Heritage at Risk Progress in the South West in 2018
Today (Thursday 8 November) we are publishing the 2018 Heritage at Risk Register, the annual snapshot of the health of England's historic places.
We're also celebrating 20 years of the Heritage at Risk Register. Looking back over the last 20 years, huge progress has been made in saving our heritage and giving it new uses - more than two thirds of entries on the original 1998 register for the South West have been rescued.
Many of the remaining third of entries from that 1998 register have seen great progress despite being the hardest cases to solve. Here are just a few examples from the past 12 months.
Cleveland Pools, Bath
Dating to 1815, Cleveland Pools, set in a walled garden on the banks of the River Avon, are believed to be the oldest open-air swimming pools in England. Listed at Grade II*, a diminutive Georgian crescent houses the changing rooms and caretaker’s cottage. Last year, planning consent was granted for the pools to be repaired and renovated, and once again opened for the public to enjoy.
Both Historic England and the Heritage Lottery Fund have already funded development work at the site. Now the Cleveland Pools Trust is continuing its tireless work to secure funding to take the work forward, re-applying to the HLF for the finance they need to bring this site back to life. Historic England has worked closely with those involved during the long development of this exciting project, offering expert advice and funding. We very much hope to see it come to a successful close.
Whitfield Tabernacle, Kingswood, South Gloucestershire
This Grade I listed Methodist chapel, in Kingswood, east of Bristol, is one of the region’s longstanding Heritage at Risk cases. Built in 1741, the simple, unassuming building saw the birth and the growth of Methodism in this area.
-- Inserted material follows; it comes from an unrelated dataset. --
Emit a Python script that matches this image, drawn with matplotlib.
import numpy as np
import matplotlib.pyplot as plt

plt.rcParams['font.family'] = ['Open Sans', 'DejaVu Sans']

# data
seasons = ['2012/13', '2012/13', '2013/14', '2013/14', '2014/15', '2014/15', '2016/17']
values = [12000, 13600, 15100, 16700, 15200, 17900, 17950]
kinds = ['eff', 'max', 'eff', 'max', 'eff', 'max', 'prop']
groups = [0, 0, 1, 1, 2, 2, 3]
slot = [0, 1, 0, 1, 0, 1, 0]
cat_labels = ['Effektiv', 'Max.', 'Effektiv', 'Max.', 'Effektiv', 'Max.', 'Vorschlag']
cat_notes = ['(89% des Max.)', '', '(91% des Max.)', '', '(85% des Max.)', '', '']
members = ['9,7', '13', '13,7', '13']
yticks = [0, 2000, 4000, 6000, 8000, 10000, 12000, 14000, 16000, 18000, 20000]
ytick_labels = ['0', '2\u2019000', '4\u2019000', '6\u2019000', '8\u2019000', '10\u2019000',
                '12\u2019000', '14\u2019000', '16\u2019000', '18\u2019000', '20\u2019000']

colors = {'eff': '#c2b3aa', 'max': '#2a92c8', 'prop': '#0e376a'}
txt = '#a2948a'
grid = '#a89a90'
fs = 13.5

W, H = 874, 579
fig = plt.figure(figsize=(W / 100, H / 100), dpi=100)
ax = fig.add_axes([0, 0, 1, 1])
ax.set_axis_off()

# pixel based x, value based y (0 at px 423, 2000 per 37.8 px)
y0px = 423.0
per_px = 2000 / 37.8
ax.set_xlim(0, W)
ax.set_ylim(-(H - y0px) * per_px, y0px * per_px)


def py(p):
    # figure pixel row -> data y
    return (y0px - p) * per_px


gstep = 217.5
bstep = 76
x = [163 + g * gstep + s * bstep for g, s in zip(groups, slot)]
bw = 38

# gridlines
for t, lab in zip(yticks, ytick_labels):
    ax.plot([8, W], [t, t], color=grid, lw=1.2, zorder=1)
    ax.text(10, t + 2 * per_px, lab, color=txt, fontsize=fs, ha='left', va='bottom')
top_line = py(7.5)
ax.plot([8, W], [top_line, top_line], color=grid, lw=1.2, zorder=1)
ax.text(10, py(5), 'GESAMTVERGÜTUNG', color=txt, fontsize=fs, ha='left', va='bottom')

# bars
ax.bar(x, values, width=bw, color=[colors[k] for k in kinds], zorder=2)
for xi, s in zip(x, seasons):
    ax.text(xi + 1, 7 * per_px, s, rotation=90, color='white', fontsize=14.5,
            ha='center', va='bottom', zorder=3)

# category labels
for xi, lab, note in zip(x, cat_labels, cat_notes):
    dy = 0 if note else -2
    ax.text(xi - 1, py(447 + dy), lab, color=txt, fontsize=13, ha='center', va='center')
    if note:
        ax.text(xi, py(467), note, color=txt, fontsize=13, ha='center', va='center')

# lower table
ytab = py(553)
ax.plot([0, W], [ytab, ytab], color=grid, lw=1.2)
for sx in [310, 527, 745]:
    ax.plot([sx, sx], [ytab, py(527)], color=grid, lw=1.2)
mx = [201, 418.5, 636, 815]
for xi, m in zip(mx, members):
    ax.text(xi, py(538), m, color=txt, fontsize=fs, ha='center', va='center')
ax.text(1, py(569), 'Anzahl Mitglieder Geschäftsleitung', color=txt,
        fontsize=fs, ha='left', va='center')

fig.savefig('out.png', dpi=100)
It was here that George Whitfield, one of the founders of Methodism, used to preach in the open air to local coal miners, often joined by John Wesley.
The building, empty and redundant for a number of years, was left ruined by a fire in 2000. In recent years, Historic England has funded an options appraisal, and supported the local authority in carrying out emergency repairs. Today, Historic England is involved in discussions with the local authority, the owner and the community to find a viable long-term future for the site.
Knowle Battery, Plymouth
One of some 70 forts and batteries built in response to the Royal Commission of 1859, Knowle Battery was intended to protect the nation against an invasion by the French Navy.
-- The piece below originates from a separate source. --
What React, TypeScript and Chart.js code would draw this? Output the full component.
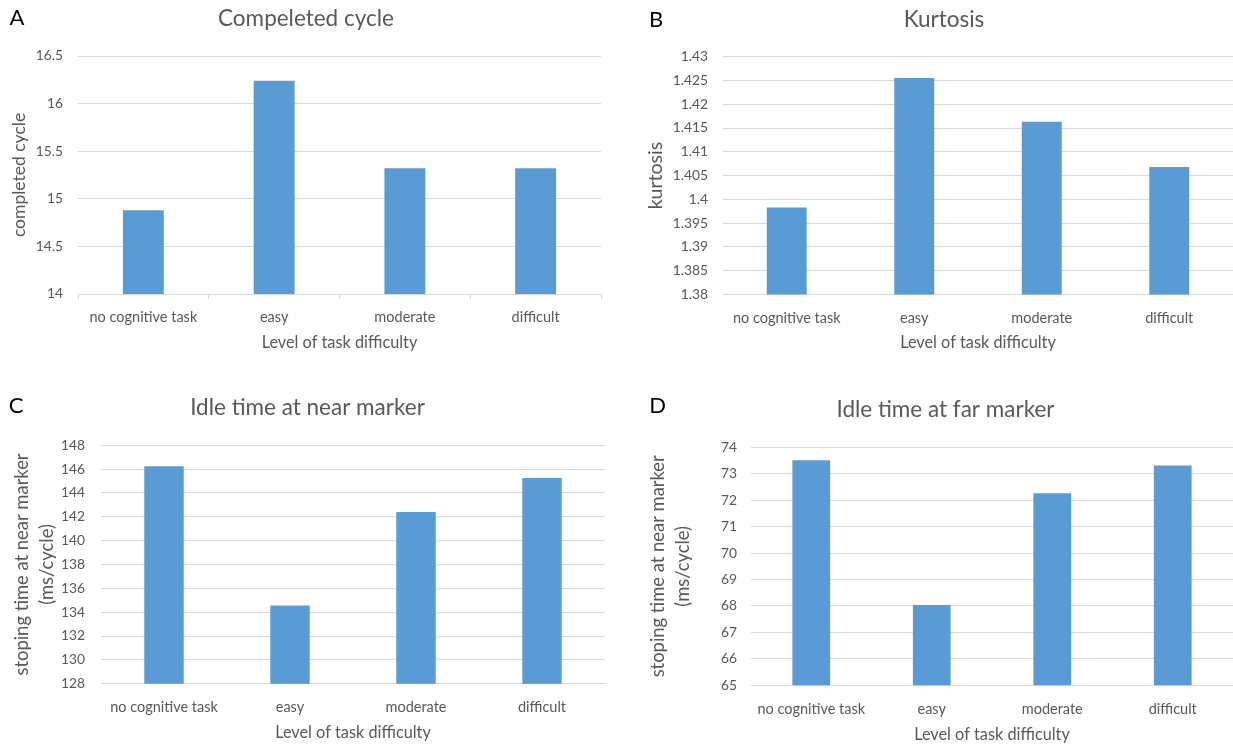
import React, { useEffect, useRef } from 'react';
import { Chart, registerables } from 'chart.js';

Chart.register(...registerables);

const FONT = 'Lato, "DejaVu Sans", sans-serif';
const TEXT = '#595959';
const GRID = '#D9D9D9';
const BAR = '#5B9BD5';

// ---- data ----
const categories = ['no cognitive task', 'easy', 'moderate', 'difficult'];
const xAxisTitle = 'Level of task difficulty';

const completedCycle = [14.88, 16.24, 15.32, 15.32];
const kurtosisValues = [1.3983, 1.4255, 1.4163, 1.4068];
const idleNearValues = [146.24, 134.55, 142.41, 145.26];
const idleFarValues = [73.51, 68.04, 72.26, 73.31];

const ticksCompleted = ['14', '14.5', '15', '15.5', '16', '16.5'];
const ticksKurtosis = ['1.38', '1.385', '1.39', '1.395', '1.4', '1.405', '1.41', '1.415', '1.42', '1.425', '1.43'];
const ticksNear = ['128', '130', '132', '134', '136', '138', '140', '142', '144', '146', '148'];
const ticksFar = ['65', '66', '67', '68', '69', '70', '71', '72', '73', '74'];

const titles = ['Compeleted cycle', 'Kurtosis', 'Idle time at near marker', 'Idle time at far marker'];
const letters = ['A', 'B', 'C', 'D'];
const yTitles: (string | string[])[] = [
  'completed cycle',
  'kurtosis',
  ['stoping time at near marker', '(ms/cycle)'],
  ['stoping time at near marker', '(ms/cycle)'],
];

// ---- layout (canvas-local coordinates) ----
const panels = [
  {
    values: completedCycle, ticks: ticksCompleted, title: titles[0], letter: letters[0], yTitle: yTitles[0],
    box: { left: 0, top: 0, width: 620, height: 370 },
    area: { left: 78, right: 601, top: 56, bottom: 294 },
    tickMarks: true, xTickPad: 9.5, xTitlePad: 17.2,
    yTickPad: 15, yTitleSize: 17.5, yTitleLH: 1.2, yTitlePad: 9,
    letterPos: [17, 25], titlePos: [306, 26],
  },
  {
    values: kurtosisValues, ticks: ticksKurtosis, title: titles[1], letter: letters[1], yTitle: yTitles[1],
    box: { left: 620, top: 0, width: 613, height: 370 },
    area: { left: 103, right: 613, top: 56.7, bottom: 294.5 },
    tickMarks: false, xTickPad: 7.5, xTitlePad: 17.2,
    yTickPad: 15, yTitleSize: 19.5, yTitleLH: 1.2, yTitlePad: 24.3,
    letterPos: [36, 26.7], titlePos: [324, 26.7],
  },
  {
    values: idleNearValues, ticks: ticksNear, title: titles[2], letter: letters[2], yTitle: yTitles[2],
    box: { left: 0, top: 380, width: 620, height: 367 },
    area: { left: 101, right: 605, top: 65.3, bottom: 303.7 },
    tickMarks: false, xTickPad: 7.3, xTitlePad: 4.2,
    yTickPad: 16, yTitleSize: 18.4, yTitleLH: '24.6px', yTitlePad: 9.7,
    letterPos: [16, 33], titlePos: [307.5, 35],
  },
  {
    values: idleFarValues, ticks: ticksFar, title: titles[3], letter: letters[3], yTitle: yTitles[3],
    box: { left: 620, top: 380, width: 613, height: 367 },
    area: { left: 131, right: 613, top: 67.3, bottom: 305.3 },
    tickMarks: false, xTickPad: 7.7, xTitlePad: 2.2,
    yTickPad: 14, yTitleSize: 18.4, yTitleLH: '24.6px', yTitlePad: 25.7,
    letterPos: [37.5, 33.3], titlePos: [325.5, 37.3],
  },
];

const panelTextPlugin = {
  id: 'panelText',
  afterDraw(chart: any, _args: any, opts: any) {
    const ctx = chart.ctx;
    ctx.save();
    for (const it of opts.items || []) {
      ctx.font = `${it.size}px ${FONT}`;
      ctx.fillStyle = it.color;
      ctx.textAlign = it.align;
      ctx.textBaseline = 'alphabetic';
      ctx.fillText(it.text, it.x, it.y);
    }
    ctx.restore();
  },
};

function buildConfig(p: any): any {
  const tickVals = p.ticks.map((t: string) => Number(t));
  return {
    type: 'bar',
    data: {
      labels: categories,
      datasets: [
        {
          data: p.values,
          backgroundColor: BAR,
          borderWidth: 0,
          barPercentage: 0.313,
          categoryPercentage: 1,
        },
      ],
    },
    options: {
      animation: false,
      responsive: false,
      maintainAspectRatio: false,
      devicePixelRatio: 1,
      layout: {
        padding: { top: p.area.top, left: 0, right: p.box.width - p.area.right, bottom: 0 },
      },
      plugins: {
        legend: { display: false },
        tooltip: { enabled: false },
        title: { display: false },
        panelText: {
          items: [
            { text: p.letter, x: p.letterPos[0], y: p.letterPos[1], size: 22, color: '#000000', align: 'center' },
            { text: p.title, x: p.titlePos[0], y: p.titlePos[1], size: 22.5, color: TEXT, align: 'center' },
          ],
        },
      },
      scales: {
        x: {
          grid: p.tickMarks
            ? { display: true, drawOnChartArea: false, drawTicks: true, tickLength: 5, color: GRID, offset: true }
            : { display: false },
          border: { display: true, color: GRID, width: 1 },
          ticks: {
            color: TEXT,
            font: { family: FONT, size: 14.5 },
            padding: p.xTickPad,
            maxRotation: 0,
            autoSkip: false,
          },
          title: {
            display: true,
            text: xAxisTitle,
            color: TEXT,
            font: { family: FONT, size: 16.3 },
            padding: { top: 0, bottom: p.xTitlePad },
          },
          afterFit: (s: any) => {
            s.height = p.box.height - p.area.bottom;
          },
        },
        y: {
          min: tickVals[0],
          max: tickVals[tickVals.length - 1],
          beginAtZero: false,
          grid: { color: GRID, drawTicks: false, lineWidth: 1 },
          border: { display: false },
          afterBuildTicks: (s: any) => {
            s.ticks = tickVals.map((v: number) => ({ value: v }));
          },
          ticks: {
            color: TEXT,
            font: { family: FONT, size: 13.8 },
            padding: p.yTickPad,
            callback: (_v: any, i: number) => p.ticks[i],
          },
          title: {
            display: true,
            text: p.yTitle,
            color: TEXT,
            font: { family: FONT, size: p.yTitleSize, lineHeight: p.yTitleLH },
            padding: { top: p.yTitlePad, bottom: 0 },
          },
          afterFit: (s: any) => {
            s.width = p.area.left;
          },
        },
      },
    },
    plugins: [panelTextPlugin],
  };
}

function Panel({ p }: { p: any }) {
  const ref = useRef<HTMLCanvasElement>(null);
  useEffect(() => {
    const chart = new Chart(ref.current as HTMLCanvasElement, buildConfig(p));
    return () => chart.destroy();
  }, []);
  return (
    <canvas
      ref={ref}
      width={p.box.width}
      height={p.box.height}
      style={{
        position: 'absolute',
        left: p.box.left,
        top: p.box.top,
        width: p.box.width,
        height: p.box.height,
      }}
    />
  );
}

export default function App() {
  return (
    <div
      style={{
        position: 'absolute',
        left: 0,
        top: 0,
        width: 1233,
        height: 747,
        background: '#ffffff',
        overflow: 'hidden',
      }}
    >
      {panels.map((p, i) => (
        <Panel key={i} p={p} />
      ))}
    </div>
  );
}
These structures came to be known as Palmerston’s follies, after the prime minister, because by the time they were finished, not only had the danger passed, but their weaponry was out of date.
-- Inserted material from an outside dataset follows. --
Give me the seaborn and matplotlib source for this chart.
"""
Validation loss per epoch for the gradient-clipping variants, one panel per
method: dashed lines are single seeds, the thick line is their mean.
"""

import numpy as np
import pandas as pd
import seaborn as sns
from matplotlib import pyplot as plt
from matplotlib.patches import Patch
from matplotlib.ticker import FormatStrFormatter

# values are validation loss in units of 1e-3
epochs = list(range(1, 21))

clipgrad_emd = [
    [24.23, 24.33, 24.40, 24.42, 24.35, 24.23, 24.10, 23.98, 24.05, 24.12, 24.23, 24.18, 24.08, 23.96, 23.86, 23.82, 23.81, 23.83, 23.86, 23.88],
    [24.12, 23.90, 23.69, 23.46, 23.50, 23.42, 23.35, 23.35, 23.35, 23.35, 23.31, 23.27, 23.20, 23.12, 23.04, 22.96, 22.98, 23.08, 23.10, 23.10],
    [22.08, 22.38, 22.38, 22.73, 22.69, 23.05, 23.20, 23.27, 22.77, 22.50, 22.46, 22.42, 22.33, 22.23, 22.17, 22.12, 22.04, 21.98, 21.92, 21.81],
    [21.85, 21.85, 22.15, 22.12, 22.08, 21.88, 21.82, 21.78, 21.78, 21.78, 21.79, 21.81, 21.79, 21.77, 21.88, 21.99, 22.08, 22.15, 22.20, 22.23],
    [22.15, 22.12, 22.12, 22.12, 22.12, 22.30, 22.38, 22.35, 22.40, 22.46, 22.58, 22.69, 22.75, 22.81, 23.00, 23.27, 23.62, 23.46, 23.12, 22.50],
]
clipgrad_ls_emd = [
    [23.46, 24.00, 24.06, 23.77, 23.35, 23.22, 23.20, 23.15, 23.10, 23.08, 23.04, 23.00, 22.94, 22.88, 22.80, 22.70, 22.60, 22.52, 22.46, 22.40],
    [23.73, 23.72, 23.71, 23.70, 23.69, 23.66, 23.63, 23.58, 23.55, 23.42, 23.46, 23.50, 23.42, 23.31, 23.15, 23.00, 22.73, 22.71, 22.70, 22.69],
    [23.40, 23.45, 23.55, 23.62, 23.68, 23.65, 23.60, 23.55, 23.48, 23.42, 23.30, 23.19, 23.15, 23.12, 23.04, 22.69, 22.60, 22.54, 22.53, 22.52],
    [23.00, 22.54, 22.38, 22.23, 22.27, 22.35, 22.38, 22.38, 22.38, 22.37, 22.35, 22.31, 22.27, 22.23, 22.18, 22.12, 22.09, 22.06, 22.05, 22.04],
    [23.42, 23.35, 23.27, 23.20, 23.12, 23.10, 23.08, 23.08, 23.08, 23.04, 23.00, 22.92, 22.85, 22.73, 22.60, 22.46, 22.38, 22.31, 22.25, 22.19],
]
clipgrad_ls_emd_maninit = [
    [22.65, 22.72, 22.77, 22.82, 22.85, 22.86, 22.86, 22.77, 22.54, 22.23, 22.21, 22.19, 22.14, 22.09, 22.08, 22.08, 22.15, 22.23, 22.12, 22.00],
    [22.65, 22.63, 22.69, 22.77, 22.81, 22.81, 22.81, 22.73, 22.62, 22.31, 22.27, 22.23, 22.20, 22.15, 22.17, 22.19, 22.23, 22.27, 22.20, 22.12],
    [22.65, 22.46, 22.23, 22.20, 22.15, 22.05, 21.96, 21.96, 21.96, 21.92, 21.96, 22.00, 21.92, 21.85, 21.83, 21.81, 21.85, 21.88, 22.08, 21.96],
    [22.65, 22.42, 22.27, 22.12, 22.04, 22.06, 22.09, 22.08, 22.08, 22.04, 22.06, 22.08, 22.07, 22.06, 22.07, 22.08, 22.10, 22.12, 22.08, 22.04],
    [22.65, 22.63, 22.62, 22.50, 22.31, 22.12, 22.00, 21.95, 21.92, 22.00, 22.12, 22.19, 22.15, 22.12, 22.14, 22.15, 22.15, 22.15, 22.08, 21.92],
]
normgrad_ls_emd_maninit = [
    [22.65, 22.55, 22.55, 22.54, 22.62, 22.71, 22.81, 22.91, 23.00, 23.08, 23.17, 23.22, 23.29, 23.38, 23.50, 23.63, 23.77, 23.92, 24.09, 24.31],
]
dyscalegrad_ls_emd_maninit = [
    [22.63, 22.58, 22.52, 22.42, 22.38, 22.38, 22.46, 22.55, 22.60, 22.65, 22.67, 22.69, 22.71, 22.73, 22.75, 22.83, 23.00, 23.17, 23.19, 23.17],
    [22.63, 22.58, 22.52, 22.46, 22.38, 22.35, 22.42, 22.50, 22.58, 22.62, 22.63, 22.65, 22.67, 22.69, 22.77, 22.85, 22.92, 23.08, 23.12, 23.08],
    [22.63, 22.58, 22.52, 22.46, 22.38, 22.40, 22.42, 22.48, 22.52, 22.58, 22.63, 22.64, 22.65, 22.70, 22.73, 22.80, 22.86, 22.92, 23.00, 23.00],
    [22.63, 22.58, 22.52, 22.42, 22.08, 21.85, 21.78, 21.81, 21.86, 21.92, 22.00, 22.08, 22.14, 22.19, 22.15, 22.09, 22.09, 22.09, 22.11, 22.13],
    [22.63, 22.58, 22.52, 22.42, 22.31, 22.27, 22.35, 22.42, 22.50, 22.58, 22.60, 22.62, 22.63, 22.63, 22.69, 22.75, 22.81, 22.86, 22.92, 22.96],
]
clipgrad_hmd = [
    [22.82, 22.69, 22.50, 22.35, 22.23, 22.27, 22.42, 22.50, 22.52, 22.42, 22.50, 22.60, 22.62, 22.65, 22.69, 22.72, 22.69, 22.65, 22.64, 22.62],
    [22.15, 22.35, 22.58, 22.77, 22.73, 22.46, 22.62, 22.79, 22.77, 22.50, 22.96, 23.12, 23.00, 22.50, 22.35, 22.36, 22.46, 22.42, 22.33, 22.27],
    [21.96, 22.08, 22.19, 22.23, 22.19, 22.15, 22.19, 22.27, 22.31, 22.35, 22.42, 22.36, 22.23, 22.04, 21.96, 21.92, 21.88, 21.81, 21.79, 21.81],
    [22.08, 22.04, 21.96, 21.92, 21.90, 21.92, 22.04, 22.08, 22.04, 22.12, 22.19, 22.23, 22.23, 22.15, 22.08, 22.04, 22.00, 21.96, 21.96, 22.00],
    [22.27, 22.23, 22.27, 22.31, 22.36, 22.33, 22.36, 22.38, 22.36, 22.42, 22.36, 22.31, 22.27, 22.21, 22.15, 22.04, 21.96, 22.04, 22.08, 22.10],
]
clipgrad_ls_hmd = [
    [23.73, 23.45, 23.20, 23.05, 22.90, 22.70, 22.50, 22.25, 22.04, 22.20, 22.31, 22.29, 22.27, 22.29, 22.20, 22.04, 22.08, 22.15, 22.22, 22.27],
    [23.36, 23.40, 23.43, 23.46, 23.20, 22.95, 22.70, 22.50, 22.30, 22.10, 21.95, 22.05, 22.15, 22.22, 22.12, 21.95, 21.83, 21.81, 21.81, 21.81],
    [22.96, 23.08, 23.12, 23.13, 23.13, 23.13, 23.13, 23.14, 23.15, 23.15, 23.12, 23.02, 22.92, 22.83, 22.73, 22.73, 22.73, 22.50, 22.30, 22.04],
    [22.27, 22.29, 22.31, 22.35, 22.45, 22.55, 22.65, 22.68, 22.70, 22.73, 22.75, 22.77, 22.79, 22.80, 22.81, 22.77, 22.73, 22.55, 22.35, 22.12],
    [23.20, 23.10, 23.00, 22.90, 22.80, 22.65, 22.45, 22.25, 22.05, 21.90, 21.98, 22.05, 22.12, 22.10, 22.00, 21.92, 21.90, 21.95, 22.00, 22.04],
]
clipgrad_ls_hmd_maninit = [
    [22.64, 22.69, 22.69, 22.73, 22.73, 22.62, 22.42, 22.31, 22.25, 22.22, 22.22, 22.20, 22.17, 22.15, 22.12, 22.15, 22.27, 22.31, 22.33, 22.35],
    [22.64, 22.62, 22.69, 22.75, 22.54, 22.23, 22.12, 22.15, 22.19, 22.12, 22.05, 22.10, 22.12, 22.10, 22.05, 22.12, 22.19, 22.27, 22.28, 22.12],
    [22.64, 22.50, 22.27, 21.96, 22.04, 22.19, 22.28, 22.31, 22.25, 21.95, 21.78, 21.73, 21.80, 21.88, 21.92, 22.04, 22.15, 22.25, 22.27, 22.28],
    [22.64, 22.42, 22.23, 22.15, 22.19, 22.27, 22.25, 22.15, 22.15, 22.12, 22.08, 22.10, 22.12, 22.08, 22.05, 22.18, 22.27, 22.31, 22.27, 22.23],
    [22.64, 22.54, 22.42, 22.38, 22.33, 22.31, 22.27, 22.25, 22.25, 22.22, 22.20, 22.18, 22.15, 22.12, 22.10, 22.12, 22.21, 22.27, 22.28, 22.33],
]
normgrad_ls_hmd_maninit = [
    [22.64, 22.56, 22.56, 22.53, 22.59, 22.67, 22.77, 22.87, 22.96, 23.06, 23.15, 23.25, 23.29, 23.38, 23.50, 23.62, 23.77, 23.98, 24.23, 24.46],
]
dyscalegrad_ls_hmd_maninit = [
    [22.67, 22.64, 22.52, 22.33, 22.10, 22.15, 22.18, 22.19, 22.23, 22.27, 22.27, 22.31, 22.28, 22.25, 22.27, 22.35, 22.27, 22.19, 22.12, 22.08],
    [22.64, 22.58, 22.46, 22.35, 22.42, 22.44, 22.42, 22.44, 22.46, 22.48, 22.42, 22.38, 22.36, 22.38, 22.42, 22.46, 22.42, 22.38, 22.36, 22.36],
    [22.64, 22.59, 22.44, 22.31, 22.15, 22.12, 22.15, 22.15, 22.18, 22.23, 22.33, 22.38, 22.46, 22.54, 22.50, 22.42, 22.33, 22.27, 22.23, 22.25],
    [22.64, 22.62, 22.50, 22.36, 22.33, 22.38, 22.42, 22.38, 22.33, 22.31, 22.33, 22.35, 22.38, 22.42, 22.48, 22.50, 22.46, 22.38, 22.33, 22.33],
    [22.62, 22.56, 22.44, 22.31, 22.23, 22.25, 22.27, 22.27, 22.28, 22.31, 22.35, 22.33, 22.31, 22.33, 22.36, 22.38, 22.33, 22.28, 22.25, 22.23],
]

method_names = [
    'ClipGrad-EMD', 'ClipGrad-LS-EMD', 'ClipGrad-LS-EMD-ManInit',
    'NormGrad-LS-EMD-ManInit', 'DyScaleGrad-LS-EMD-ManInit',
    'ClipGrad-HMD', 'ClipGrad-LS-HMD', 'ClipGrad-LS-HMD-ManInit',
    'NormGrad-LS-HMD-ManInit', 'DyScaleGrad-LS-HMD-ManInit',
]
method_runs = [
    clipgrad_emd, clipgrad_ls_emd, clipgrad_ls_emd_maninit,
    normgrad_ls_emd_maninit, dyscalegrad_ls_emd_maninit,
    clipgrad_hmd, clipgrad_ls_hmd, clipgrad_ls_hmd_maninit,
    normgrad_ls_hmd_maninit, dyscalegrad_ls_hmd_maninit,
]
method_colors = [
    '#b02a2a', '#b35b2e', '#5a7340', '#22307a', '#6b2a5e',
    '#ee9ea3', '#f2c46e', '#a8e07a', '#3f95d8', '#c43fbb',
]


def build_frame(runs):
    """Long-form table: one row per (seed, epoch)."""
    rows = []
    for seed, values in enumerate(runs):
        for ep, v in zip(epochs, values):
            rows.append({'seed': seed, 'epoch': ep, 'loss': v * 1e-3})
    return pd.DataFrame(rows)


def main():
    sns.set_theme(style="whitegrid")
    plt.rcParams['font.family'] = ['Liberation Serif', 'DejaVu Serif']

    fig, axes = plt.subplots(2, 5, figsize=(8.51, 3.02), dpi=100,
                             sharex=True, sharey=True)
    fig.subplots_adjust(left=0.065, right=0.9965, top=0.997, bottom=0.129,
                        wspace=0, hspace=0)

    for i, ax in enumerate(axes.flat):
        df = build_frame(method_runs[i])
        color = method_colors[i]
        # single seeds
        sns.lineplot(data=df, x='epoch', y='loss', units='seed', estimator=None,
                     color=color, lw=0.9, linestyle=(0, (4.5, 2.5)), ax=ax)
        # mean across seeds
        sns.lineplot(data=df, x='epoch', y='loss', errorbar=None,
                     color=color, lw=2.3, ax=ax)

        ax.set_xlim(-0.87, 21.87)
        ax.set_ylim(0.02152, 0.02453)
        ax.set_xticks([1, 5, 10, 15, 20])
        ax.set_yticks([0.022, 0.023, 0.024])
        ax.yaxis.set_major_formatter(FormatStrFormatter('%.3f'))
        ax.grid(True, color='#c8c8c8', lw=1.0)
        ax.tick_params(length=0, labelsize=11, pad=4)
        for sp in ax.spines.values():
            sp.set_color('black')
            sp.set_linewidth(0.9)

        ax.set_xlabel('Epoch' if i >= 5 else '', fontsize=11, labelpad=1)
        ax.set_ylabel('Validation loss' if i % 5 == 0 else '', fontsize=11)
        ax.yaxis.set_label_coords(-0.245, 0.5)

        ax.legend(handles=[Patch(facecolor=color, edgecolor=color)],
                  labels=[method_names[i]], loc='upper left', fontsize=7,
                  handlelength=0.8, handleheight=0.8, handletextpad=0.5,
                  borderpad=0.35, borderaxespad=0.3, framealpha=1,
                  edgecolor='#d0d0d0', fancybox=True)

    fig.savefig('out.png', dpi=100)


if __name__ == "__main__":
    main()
Knowle Battery occupies an important strategic position between two larger forts and protects Plymouth from land-based attack. The site tells a key part of our nation’s military and political story. It has survived well, and part of the site is used by a local primary school.
In good repair, it was on the point of leaving the Heritage at Risk Register, until sadly the potential purchaser had to withdraw. With the right occupier, the site has the potential to start a fresh chapter with a new use.
Charlestown Methodist Chapel, Cornwall
Originally a fishing village, over the 19th century Charlestown expanded as a port serving local mining industries. Charlestown’s Wesleyan chapel is listed at Grade II*. It was built in 1827 with a school room added in the mid-19th century.
Now closed for worship, a renovation already in progress will see the building start a new life with plans for residential units in the school room and commercial use in the chapel. Repairs to the chapel windows are almost complete, and roofing work will be finished by winter.